Salvar a democracia da pandemia
A experiência única que estamos a viver é um imenso desafio à ordem democrática, na medida em que pode ser aproveitada para toda a sorte de abusos
“A pandemia não pode matar a democracia”, escrevia ontem São José de Almeida, a propósito dos rumores de adiamento de próximos actos eleitorais – mais concretamente, das presidenciais – que se têm vindo a insinuar nos últimos tempos. É um juízo avisado, que subscrevo, embora não deixe de recordar que a segunda volta das municipais em França teve de ser adiada devido aos constrangimentos do confinamento que poderiam afectar uma expressão genuína da vontade dos eleitores (como afectaram, de facto, a primeira volta, levando a maioria da classe política a rever a sua posição contra o adiamento).
Nada é a preto e branco. Obviamente, a tentação dos adiamentos pode constituir um vírus perigoso para o Estado de direito – e não é por acaso que se fala dessa eventualidade relativamente às próximas presidenciais americanas, perante a iminência de uma derrota de Trump (embora este seja, como se sabe, um céptico esquizofrénico face aos riscos reais da covid-19…). Já na Polónia, as presidenciais realizadas essencialmente por via postal foram postas em causa devido à sua democraticidade mais do que duvidosa, enquanto, na Hungria, Órban se aproveitava da crise sanitária para impor a sua ditadura de facto sobre o país. Resumindo: apesar do nevoeiro político introduzido pelo coronavírus, teremos de analisar caso a caso para que, como lembra São José Almeida, a pandemia não mate a democracia.

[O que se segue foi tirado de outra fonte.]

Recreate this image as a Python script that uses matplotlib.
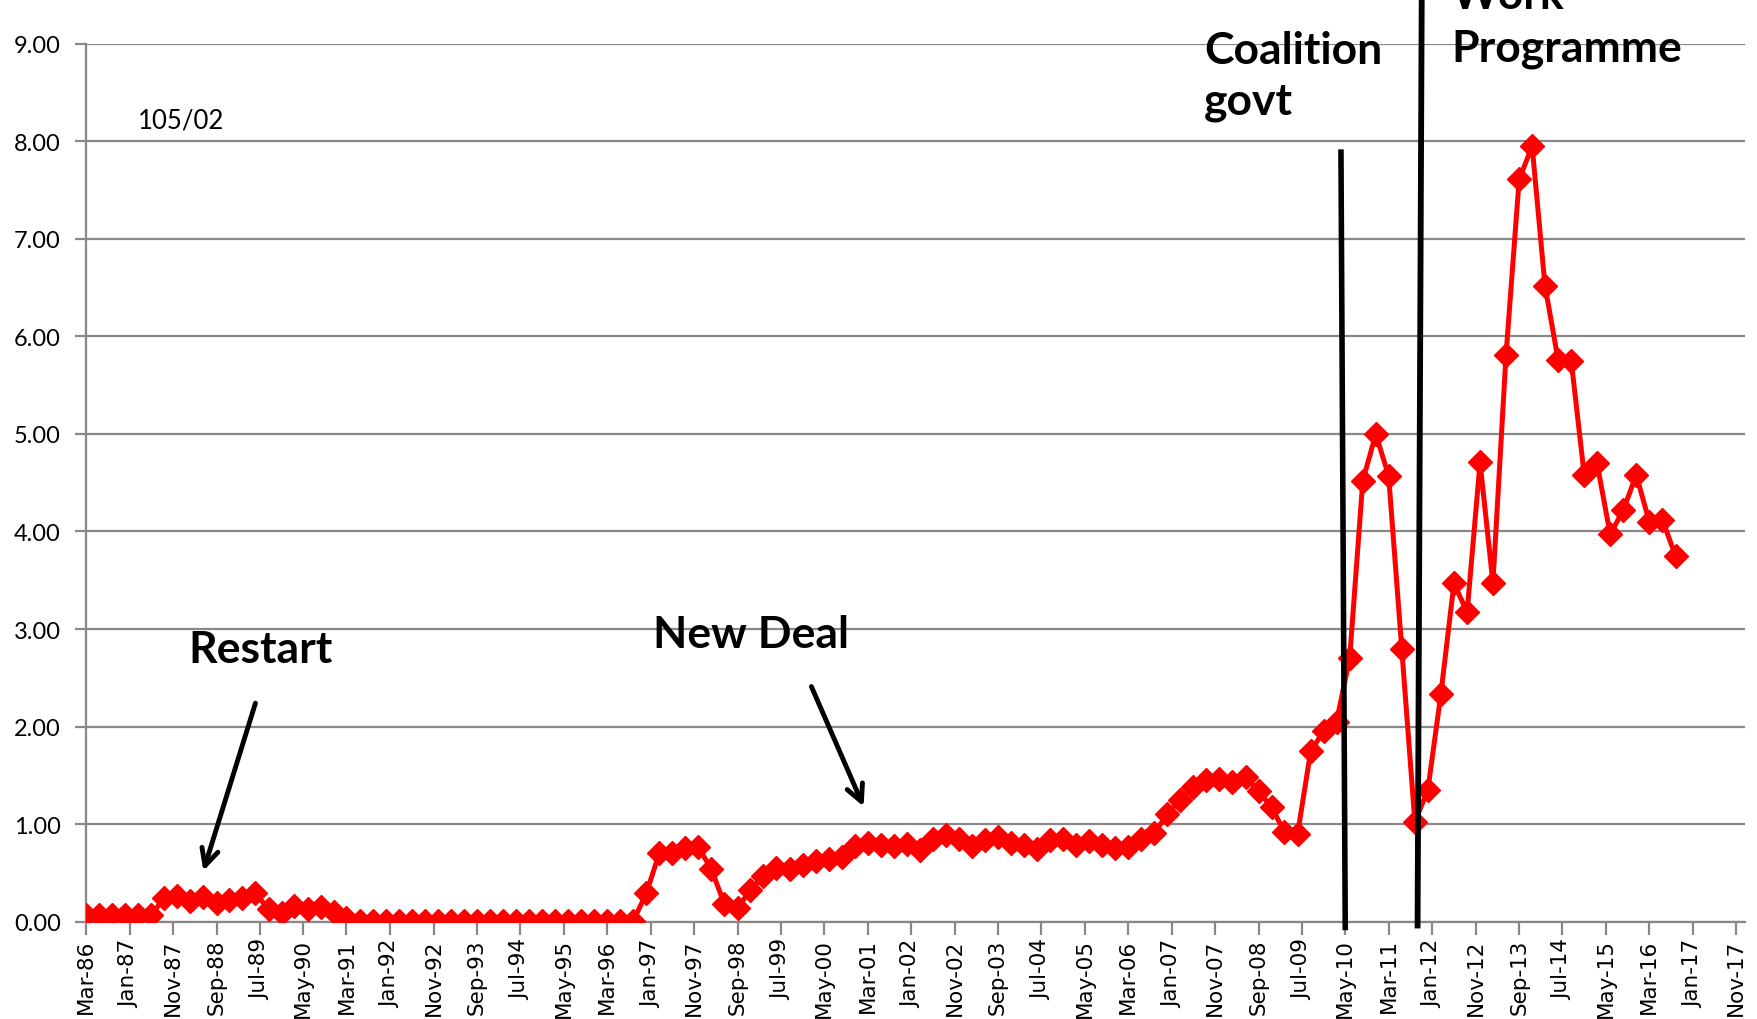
import matplotlib.pyplot as plt
import matplotlib.dates as mdates
import pandas as pd
from datetime import datetime

# quarterly series, Mar-86 .. Sep-16
values = [
    0.07, 0.07, 0.07, 0.07, 0.07, 0.07, 0.24, 0.26, 0.21, 0.25,
    0.19, 0.22, 0.24, 0.29, 0.13, 0.09, 0.16, 0.13, 0.15, 0.10,
    0.04, 0.01, 0.01, 0.01, 0.01, 0.01, 0.01, 0.01, 0.01, 0.01,
    0.01, 0.01, 0.01, 0.01, 0.01, 0.01, 0.01, 0.01, 0.01, 0.01,
    0.01, 0.01, 0.01, 0.29, 0.70, 0.70, 0.75, 0.76, 0.54, 0.18,
    0.14, 0.32, 0.47, 0.55, 0.54, 0.58, 0.62, 0.64, 0.66, 0.78,
    0.81, 0.79, 0.77, 0.80, 0.73, 0.85, 0.89, 0.85, 0.78, 0.84,
    0.87, 0.81, 0.79, 0.74, 0.84, 0.85, 0.79, 0.83, 0.79, 0.75,
    0.76, 0.85, 0.91, 1.10, 1.25, 1.38, 1.45, 1.46, 1.43, 1.48,
    1.34, 1.17, 0.92, 0.90, 1.75, 1.95, 2.05, 2.70, 4.52, 5.00,
    4.57, 2.80, 1.02, 1.35, 2.33, 3.47, 3.17, 4.71, 3.47, 5.81,
    7.61, 7.95, 6.52, 5.76, 5.75, 4.58, 4.70, 3.97, 4.22, 4.58,
    4.10, 4.12, 3.75,
]
quarters = pd.date_range("1986-03-01", periods=len(values), freq="3MS")

tick_labels = [
    "Mar-86", "Jan-87", "Nov-87", "Sep-88", "Jul-89", "May-90", "Mar-91",
    "Jan-92", "Nov-92", "Sep-93", "Jul-94", "May-95", "Mar-96", "Jan-97",
    "Nov-97", "Sep-98", "Jul-99", "May-00", "Mar-01", "Jan-02", "Nov-02",
    "Sep-03", "Jul-04", "May-05", "Mar-06", "Jan-07", "Nov-07", "Sep-08",
    "Jul-09", "May-10", "Mar-11", "Jan-12", "Nov-12", "Sep-13", "Jul-14",
    "May-15", "Mar-16", "Jan-17", "Nov-17",
]
tick_dates = pd.date_range("1986-03-01", "2017-11-01", freq="10MS")

d = mdates.date2num
grey = "#888888"

fig = plt.figure(figsize=(17.58, 10.2), dpi=100)
ax = fig.add_axes([0.0489, 0.0955, 0.9437, 0.8605])

ax.plot(quarters, values, color="#ff0000", linewidth=3.6, marker="D",
        markersize=12, zorder=3)

ax.set_ylim(0, 9)
ax.set_yticks(range(10))
ax.set_yticklabels([f"{v:.2f}" for v in range(10)], family="Lato", fontsize=17)
ax.yaxis.grid(True, color=grey, linewidth=1.6)
ax.set_axisbelow(True)

ax.set_xlim(tick_dates[0], datetime(2018, 1, 1))
ax.set_xticks(tick_dates)
ax.set_xticklabels(tick_labels, rotation=90, fontsize=15.5, family="DejaVu Sans")

for s in ["top", "right"]:
    ax.spines[s].set_visible(False)
for s in ["left", "bottom"]:
    ax.spines[s].set_color(grey)
    ax.spines[s].set_linewidth(1.6)
ax.tick_params(axis="y", length=8, width=1.6, color=grey, pad=10)
ax.tick_params(axis="x", length=9, width=1.6, color=grey, pad=3)

# policy marker lines
ax.plot([d(datetime(2010, 4, 1)), d(datetime(2010, 5, 1))], [7.89, -0.06],
        color="black", linewidth=4.0, clip_on=False, zorder=4)
ax.plot([d(datetime(2011, 10, 20)), d(datetime(2011, 9, 20))], [9.8, -0.04],
        color="black", linewidth=4.2, clip_on=False, zorder=4)

bold = dict(family="Lato", fontweight="bold", fontsize=32, color="black")
ax.text(d(datetime(2007, 8, 15)), 8.80, "Coalition", **bold)
ax.text(d(datetime(2007, 8, 15)), 8.29, "govt", **bold)
ax.text(d(datetime(2012, 5, 15)), 9.37, "Work", clip_on=False, **bold)
ax.text(d(datetime(2012, 5, 15)), 8.83, "Programme", **bold)
ax.text(d(datetime(1988, 2, 15)), 2.66, "Restart", **bold)
ax.text(d(datetime(1997, 1, 20)), 2.82, "New Deal", **bold)
ax.text(d(datetime(1987, 3, 1)), 8.14, "105/02", family="Lato", fontsize=18.5)

arrow = dict(arrowstyle="->", lw=3.5, color="black", mutation_scale=30,
             shrinkA=0, shrinkB=0)
ax.annotate("", xy=(d(datetime(1988, 6, 1)), 0.52),
            xytext=(d(datetime(1989, 6, 1)), 2.24), arrowprops=arrow)
ax.annotate("", xy=(d(datetime(2001, 2, 1)), 1.18),
            xytext=(d(datetime(2000, 2, 1)), 2.41), arrowprops=arrow)

fig.savefig("out.png", dpi=100)
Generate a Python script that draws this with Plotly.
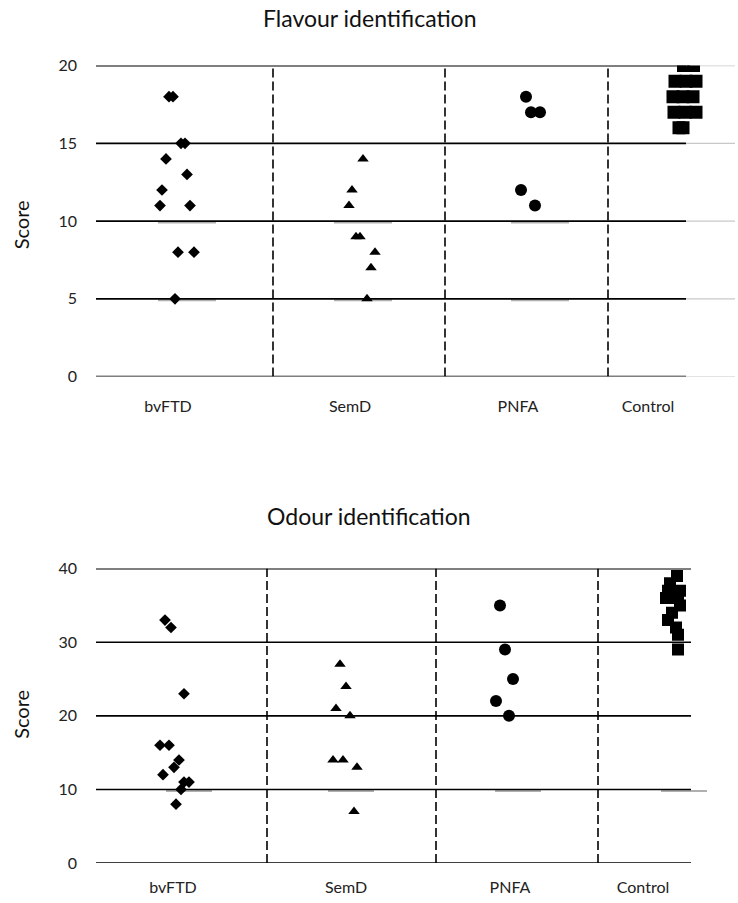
import plotly.graph_objects as go

# ---------------- data ----------------
groups = ["bvFTD", "SemD", "PNFA", "Control"]

# x-axis units: 1 unit = 1/6.39 of plot width
flav_centers = [0.72, 2.54, 4.22, 5.52]
odour_centers = [0.77, 2.50, 4.14, 5.47]
flav_dividers = [1.77, 3.49, 5.12]
odour_dividers = [1.71, 3.40, 5.02]

# Flavour identification scores (and horizontal jitter offsets)
flav_bvftd = [18, 18, 15, 15, 14, 13, 12, 11, 11, 8, 8, 5]
flav_bvftd_jit = [0.01, 0.05, 0.13, 0.17, -0.02, 0.19, -0.06, -0.08, 0.22, 0.10, 0.26, 0.07]
flav_semd = [14, 12, 11, 9, 9, 8, 7, 5]
flav_semd_jit = [0.13, 0.02, -0.01, 0.06, 0.10, 0.25, 0.21, 0.17]
flav_pnfa = [18, 17, 17, 12, 11]
flav_pnfa_jit = [0.08, 0.13, 0.22, 0.03, 0.17]
flav_control = [20, 20, 19, 19, 19, 18, 18, 18, 17, 17, 17, 16, 16]
flav_control_jit = [0.355, 0.455, 0.27, 0.38, 0.48, 0.25, 0.35, 0.45, 0.26, 0.37, 0.48, 0.31, 0.35]

# Odour identification scores (and horizontal jitter offsets)
odour_bvftd = [33, 32, 23, 16, 16, 14, 13, 12, 11, 11, 10, 8]
odour_bvftd_jit = [-0.08, -0.02, 0.11, -0.13, -0.04, 0.06, 0.01, -0.10, 0.16, 0.11, 0.08, 0.03]
odour_semd = [27, 24, 21, 20, 14, 14, 13, 7]
odour_semd_jit = [-0.06, 0.00, -0.10, 0.04, -0.13, -0.03, 0.11, 0.08]
odour_pnfa = [35, 29, 25, 22, 20]
odour_pnfa_jit = [-0.10, -0.05, 0.03, -0.14, -0.01]
odour_control = [39, 38, 37, 37, 36, 36, 35, 34, 33, 32, 31, 29]
odour_control_jit = [0.34, 0.27, 0.37, 0.25, 0.23, 0.35, 0.37, 0.29, 0.25, 0.33, 0.35, 0.35]

flav_ticks = [0, 5, 10, 15, 20]
odour_ticks = [0, 10, 20, 30, 40]

# short grey segments along gridlines (group index, y value)
flav_grey = [(0, 10), (0, 5), (1, 10), (1, 5), (2, 10), (2, 5)]
odour_grey = [(0, 10), (1, 10), (2, 10), (3, 10)]

FONT = "Lato, 'Open Sans', sans-serif"
symbols = ["diamond", "triangle-up", "circle", "square"]
flav_sizes = [9, 10, 12, 13]
odour_sizes = [9, 10, 12, 12]

fig = go.Figure()

flav_sets = [(flav_bvftd, flav_bvftd_jit), (flav_semd, flav_semd_jit),
             (flav_pnfa, flav_pnfa_jit), (flav_control, flav_control_jit)]
odour_sets = [(odour_bvftd, odour_bvftd_jit), (odour_semd, odour_semd_jit),
              (odour_pnfa, odour_pnfa_jit), (odour_control, odour_control_jit)]

for i, (vals, jit) in enumerate(flav_sets):
    fig.add_trace(go.Scatter(
        x=[flav_centers[i] + j for j in jit], y=vals, mode="markers",
        marker=dict(symbol=symbols[i], size=flav_sizes[i], color="black",
                    line=dict(width=0)),
        xaxis="x", yaxis="y", showlegend=False, hoverinfo="y"))

for i, (vals, jit) in enumerate(odour_sets):
    fig.add_trace(go.Scatter(
        x=[odour_centers[i] + j for j in jit], y=vals, mode="markers",
        marker=dict(symbol=symbols[i], size=odour_sizes[i], color="black",
                    line=dict(width=0)),
        xaxis="x2", yaxis="y2", showlegend=False, hoverinfo="y"))

shapes = []
# grey segments (below black gridlines, slightly offset down)
for gi, yv in flav_grey:
    c = flav_centers[gi] + [0.19, 0.13, 0.22][gi]
    shapes.append(dict(type="line", xref="x", yref="y", x0=c - 0.29, x1=c + 0.29,
                       ysizemode="pixel", yanchor=yv, y0=-1.5, y1=-1.5,
                       line=dict(color="#b0b0b0", width=2), layer="below"))
for gi, yv in odour_grey:
    c = odour_centers[gi] + [0.16, 0.05, 0.08, 0.41][gi]
    shapes.append(dict(type="line", xref="x2", yref="y2", x0=c - 0.23, x1=c + 0.23,
                       ysizemode="pixel", yanchor=yv, y0=-1.5, y1=-1.5,
                       line=dict(color="#b0b0b0", width=2), layer="below"))

# gridlines
for t in flav_ticks:
    shapes.append(dict(type="line", xref="x", yref="y", x0=0, x1=5.9, y0=t, y1=t,
                       line=dict(color="black", width=1.6), layer="below"))
    shapes.append(dict(type="line", xref="x", yref="y", x0=5.9, x1=6.39, y0=t, y1=t,
                       line=dict(color="#c8c8c8", width=1.3), layer="below"))
for t in odour_ticks:
    shapes.append(dict(type="line", xref="x2", yref="y2", x0=0, x1=5.95, y0=t, y1=t,
                       line=dict(color="black", width=1.6), layer="below"))

# dashed dividers
for d in flav_dividers:
    shapes.append(dict(type="line", xref="x", yref="y", x0=d, x1=d, y0=0, y1=20,
                       line=dict(color="black", width=1.6, dash="9px,4px"), layer="below"))
for d in odour_dividers:
    shapes.append(dict(type="line", xref="x2", yref="y2", x0=d, x1=d, y0=0, y1=40,
                       line=dict(color="black", width=1.6, dash="9px,4px"), layer="below"))

W, H = 738, 903
x_dom = [96 / W, 735 / W]

axis_font = dict(family=FONT, size=16, color="#222")

fig.update_layout(
    width=W, height=H,
    margin=dict(l=0, r=0, t=0, b=0),
    paper_bgcolor="white", plot_bgcolor="white",
    font=dict(family=FONT, color="#222"),
    shapes=shapes,
    xaxis=dict(domain=x_dom, range=[0, 6.39], tickvals=flav_centers, ticktext=groups,
               showgrid=False, zeroline=False, showline=False, ticks="",
               tickfont=axis_font, ticklabelstandoff=18, anchor="y"),
    yaxis=dict(domain=[1 - 374.5 / H, 1 - 56.8 / H], range=[0, 20], tickvals=flav_ticks,
               showgrid=False, zeroline=False, showline=False, ticks="",
               tickfont=axis_font, ticklabelstandoff=18, anchor="x"),
    xaxis2=dict(domain=x_dom, range=[0, 6.39], tickvals=odour_centers, ticktext=groups,
                showgrid=False, zeroline=False, showline=False, ticks="",
                tickfont=axis_font, ticklabelstandoff=13, anchor="y2"),
    yaxis2=dict(domain=[1 - 871.4 / H, 1 - 570.6 / H], range=[0, 40], tickvals=odour_ticks,
                showgrid=False, zeroline=False, showline=False, ticks="",
                tickfont=axis_font, ticklabelstandoff=18, anchor="x2"),
    annotations=[
        dict(text="Flavour identification", x=0.5, y=1 - 8 / H, xref="paper", yref="paper",
             showarrow=False, font=dict(family=FONT, size=23, color="#111"),
             xanchor="center", yanchor="middle"),
        dict(text="Odour identification", x=0.5, y=1 - 517 / H, xref="paper", yref="paper",
             showarrow=False, font=dict(family=FONT, size=23, color="#111"),
             xanchor="center", yanchor="middle"),
        dict(text="Score", x=21 / W, y=1 - 220 / H, xref="paper", yref="paper",
             showarrow=False, textangle=-90, font=dict(family=FONT, size=20, color="#111"),
             xanchor="center", yanchor="middle"),
        dict(text="Score", x=21 / W, y=1 - 720 / H, xref="paper", yref="paper",
             showarrow=False, textangle=-90, font=dict(family=FONT, size=20, color="#111"),
             xanchor="center", yanchor="middle"),
    ],
)

fig.write_html("out.html", config={"displayModeBar": False},
               post_script="document.body.style.margin='0';")
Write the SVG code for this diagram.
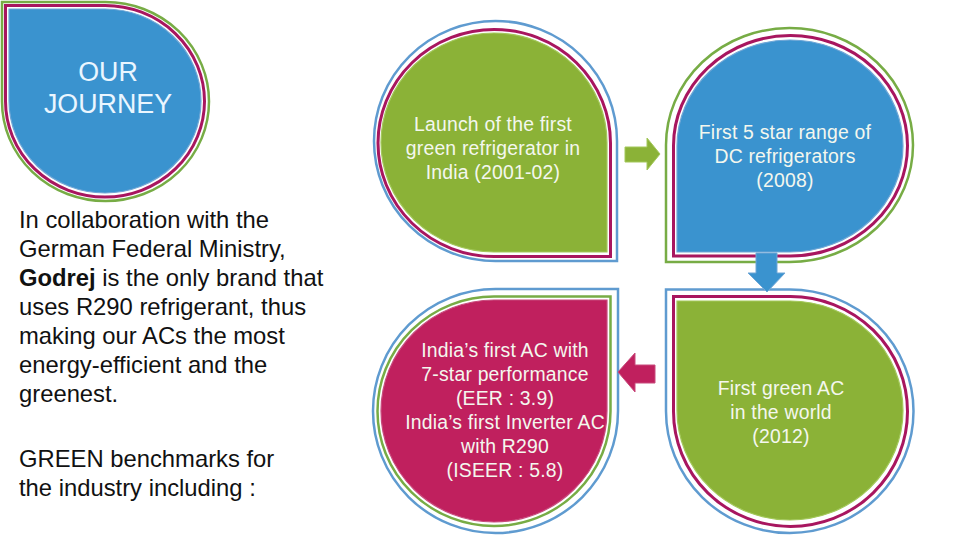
<svg xmlns="http://www.w3.org/2000/svg" width="960" height="540" viewBox="0 0 960 540">
<style>
  .bg { fill: #ffffff; }
  .ln { fill: none; }
  .og { stroke: #77AC45; stroke-width: 2.5; }
  .ob { stroke: #5F9BD0; stroke-width: 2.5; }
  .om { stroke: #A8165F; stroke-width: 3; }
  .fb { fill: #3A93CF; stroke: #6FA6D6; stroke-width: 1.2; }
  .fg { fill: #8BB237; stroke: #A3C85A; stroke-width: 1.2; }
  .fm { fill: #C0205E; stroke: #C84A7C; stroke-width: 1.2; }
  .t { font-family: "Liberation Sans", Arial, sans-serif; }
  .pt { font-size: 19.4px; letter-spacing: 0.2px; fill: #F4F7EE; text-anchor: middle; }
  .lt { font-size: 23.8px; fill: #111111; }
</style>
<rect class="bg" x="0" y="0" width="960" height="540"/>

<g id="node-our-journey">
  <path class="ln og" d="M2,2 H105.5 A103.5,99.5 0 0 1 209,101.5 A103.5,99.5 0 0 1 105.5,201 A103.5,99.5 0 0 1 2,101.5 Z"/>
  <path class="ln om" d="M5.5,5.5 H105 A99.5,95.75 0 0 1 204.5,101.25 A99.5,95.75 0 0 1 105,197 A99.5,95.75 0 0 1 5.5,101.25 Z"/>
  <path class="fb" d="M9,9 H105 A96,92 0 0 1 201,101 A96,92 0 0 1 105,193 A96,92 0 0 1 9,101 Z"/>
  <text class="t" x="108" y="81" font-size="26.8" fill="#EAF6FF" text-anchor="middle">OUR</text>
  <text class="t" x="108" y="113" font-size="26.8" fill="#EAF6FF" text-anchor="middle">JOURNEY</text>
</g>

<g id="intro-text" class="t lt">
  <text x="19" y="228">In collaboration with the</text>
  <text x="19" y="257">German Federal Ministry,</text>
  <text x="19" y="286"><tspan font-weight="bold">Godrej</tspan> is the only brand that</text>
  <text x="19" y="315">uses R290 refrigerant, thus</text>
  <text x="19" y="344">making our ACs the most</text>
  <text x="19" y="373">energy-efficient and the</text>
  <text x="19" y="402">greenest.</text>
  <text x="19" y="467">GREEN benchmarks for</text>
  <text x="19" y="496">the industry including :</text>
</g>

<g id="node-2001">
  <path class="ln ob" d="M617,261 H495.5 A121.5,120 0 0 1 374,141 A121.5,120 0 0 1 495.5,21 A121.5,120 0 0 1 617,141 Z"/>
  <path class="ln om" d="M610.5,256.5 H494.25 A116.25,113.5 0 0 1 378,143 A116.25,113.5 0 0 1 494.25,29.5 A116.25,113.5 0 0 1 610.5,143 Z"/>
  <path class="fg" d="M607,252 H494 A113,109.5 0 0 1 381,142.5 A113,109.5 0 0 1 494,33 A113,109.5 0 0 1 607,142.5 Z"/>
  <text class="t pt" x="493" y="131">Launch of the first</text>
  <text class="t pt" x="493" y="155">green refrigerator in</text>
  <text class="t pt" x="493" y="179">India (2001-02)</text>
</g>

<g id="node-2008">
  <path class="ln og" d="M666,262 V145 A123.5,117 0 0 1 789.5,28 A123.5,117 0 0 1 913,145 A123.5,117 0 0 1 789.5,262 Z"/>
  <path class="ln om" d="M673.5,256 V145.75 A117,110.25 0 0 1 790.5,35.5 A117,110.25 0 0 1 907.5,145.75 A117,110.25 0 0 1 790.5,256 Z"/>
  <path class="fb" d="M677,252 V146 A113,106 0 0 1 790,40 A113,106 0 0 1 903,146 A113,106 0 0 1 790,252 Z"/>
  <text class="t pt" x="785" y="139" fill="#EAF6FF">First 5 star range of</text>
  <text class="t pt" x="785" y="163" fill="#EAF6FF">DC refrigerators</text>
  <text class="t pt" x="785" y="187" fill="#EAF6FF">(2008)</text>
</g>

<g id="node-2012">
  <path class="ln ob" d="M666,289.5 H789.75 A123.75,121.75 0 0 1 913.5,411.25 A123.75,121.75 0 0 1 789.75,533 A123.75,121.75 0 0 1 666,411.25 Z"/>
  <path class="ln om" d="M673.5,296.5 H790.5 A117,115 0 0 1 907.5,411.5 A117,115 0 0 1 790.5,526.5 A117,115 0 0 1 673.5,411.5 Z"/>
  <path class="fg" d="M677,301 H790 A113,109.5 0 0 1 903,410.5 A113,109.5 0 0 1 790,520 A113,109.5 0 0 1 677,410.5 Z"/>
  <text class="t pt" x="781" y="395">First green AC</text>
  <text class="t pt" x="781" y="419">in the world</text>
  <text class="t pt" x="781" y="443">(2012)</text>
</g>

<g id="node-inverter">
  <path class="ln ob" d="M618,289 V411 A122.5,122 0 0 1 495.5,533 A122.5,122 0 0 1 373,411 A122.5,122 0 0 1 495.5,289 Z"/>
  <path class="ln og" d="M610.5,296.5 V411.25 A116.5,114.75 0 0 1 494,526 A116.5,114.75 0 0 1 377.5,411.25 A116.5,114.75 0 0 1 494,296.5 Z"/>
  <path class="fm" d="M607,300 V411 A113,111 0 0 1 494,522 A113,111 0 0 1 381,411 A113,111 0 0 1 494,300 Z"/>
  <text class="t pt" x="505" y="357">India’s first AC with</text>
  <text class="t pt" x="505" y="381">7-star performance</text>
  <text class="t pt" x="505" y="405">(EER : 3.9)</text>
  <text class="t pt" x="505" y="429">India’s first Inverter AC</text>
  <text class="t pt" x="505" y="453">with R290</text>
  <text class="t pt" x="505" y="477">(ISEER : 5.8)</text>
</g>

<g id="connectors">
  <polygon points="625,147 647,147 647,138 660,154 647,170 647,162 625,162" fill="#8BB237" stroke="#A3C85A" stroke-width="1"/>
  <polygon points="756,253 777,253 777,273 785,273 767,292 748,273 756,273" fill="#3A93CF" stroke="#6FA6D6" stroke-width="1"/>
  <polygon points="618,372 635,353 635,365 655,365 655,383 635,383 635,392" fill="#C0205E" stroke="#C84A7C" stroke-width="1"/>
</g>
</svg>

De facto, a experiência única que estamos a viver é um imenso desafio à ordem democrática, na medida em que pode ser aproveitada para toda a sorte de abusos – alguns deles ocultados até por aparentes boas intenções humanitárias. A capacidade de discernimento dos cidadãos é vivamente posta à prova, para distinguir aquilo que é feito a bem da comunidade daquilo que disso se aproveita para legitimar poderes cada vez mais opacos e tendencialmente anti-democráticos. Por outro lado, também não é por acaso que a presente conjuntura internacional é propícia às mais retrógradas e venenosas teorias da conspiração, promovidas por movimentos de extrema-direita, negando a evidência dos perigos da covid-19 e promovendo campanhas contra as vacinas. O caso Bolsonaro no Brasil, uma caricatura tropical do trumpismo americano, dá que pensar sobre as ameaças da atmosfera obscurantista que pesa sobre o mundo.
Entretanto, limitando-nos à actualidade portuguesa, é interessante verificar até que ponto a confusão criada em torno das presidenciais – depois da declaração de António Costa a favor da reeleição de Marcelo e com a hipotética candidatura de Ana Gomes ou a candidatura-surpresa de Miguel Albuquerque – tem servido de teste à crise de referências cada vez mais aguda em que mergulhou o mundo político, apesar (ou por causa, já que as coisas nunca são lineares) da quase unanimidade suscitada pela gestão da crise sanitária. Não por acaso, no momento em que o PS deixava escapar o mal-estar causado pelo apoio intempestivo de Costa a Marcelo (tentando esconder o choque com Centeno a propósito do Novo Banco), o que ocupava simultaneamente o centro do palco era a opacidade do funcionamento do Estado em questões altamente lesivas dos interesses dos contribuintes. Por outras palavras: tornava-se insustentável o secretismo do contrato que envolve o Estado (via Fundo de Resolução) e o principal accionista do Novo Banco, o fundo americano Lone Star, favorecendo operações financeiras obscuras e eventualmente chocantes, à margem de um efectivo escrutínio e controlo público.
O requerimento formal do Bloco de Esquerda ao Fundo de Resolução para que esse contrato seja revelado ultrapassa o âmbito deste caso exemplar e abrange toda uma zona sombria da intervenção do Estado (no campo financeiro e não só), sendo, por isso, de indiscutível interesse nacional, sejam quais forem as reservas ideológicas que suscitem o partido requerente. A democracia não pode ser opaca, com ou sem pandemia.